Behaviourism is the theory that patterns of behaviour are acquired by conditioning through interaction with the environment. In other words, our behaviour in any given situation is determined by our prior experience of repeated feedback from environmental stimuli in similar situations.
As Tom Chatfield explains, the problem with gamification is that it draws on behaviourist concepts, such as “operant conditioning”, often based on animal experiments that dramatically restricted the range of possible responses available to subjects:
“Behaviourism offers an excellent description of how animals constrained within certain systems will respond to certain incentives. As a long-term recipe for human thriving, however, it’s fatally undermined by its self-fulfilling over-simplifications: by the ways in which it suggests meaningful choices are bugs to be ironed out of suboptimal systems, rather than central aspects of freedom and dignity.”
Or, as Adrian Hon puts it:
“[T]he reason why a rat in a cage pushes a lever so much? It’s because it’s in a cage.
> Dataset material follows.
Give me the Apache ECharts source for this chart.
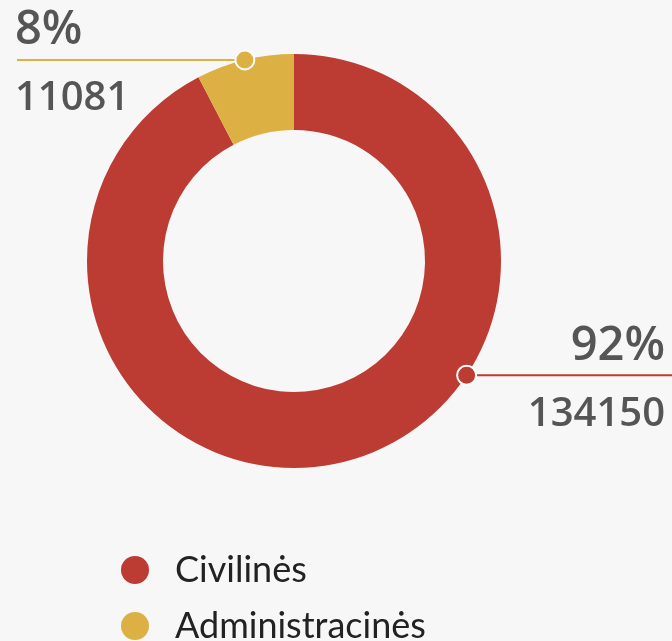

It doesn’t have anything else to do.”
The debate around the gamification of politics sometimes reminds me of the Soviet Union’s “desperate efforts at mind control”. Soviet research into so-called “psychotronics” was pseudoscience, yet as much as $1 billion may have been spent by the USSR during the Cold War on trying to telepathically control the masses. Similarly, gamification is often talked about like a kind of Manchurian Candidate-style brainwashing technique.
Gamification is not mind control. Nevertheless, social media certainly is addictive and manipulative, and technology interfaces with politics in ways that can transform both (“the medium is the message”).
Perhaps the question shouldn’t be: “Are we meat robots?” but rather: “Under what conditions are we most autonomous?”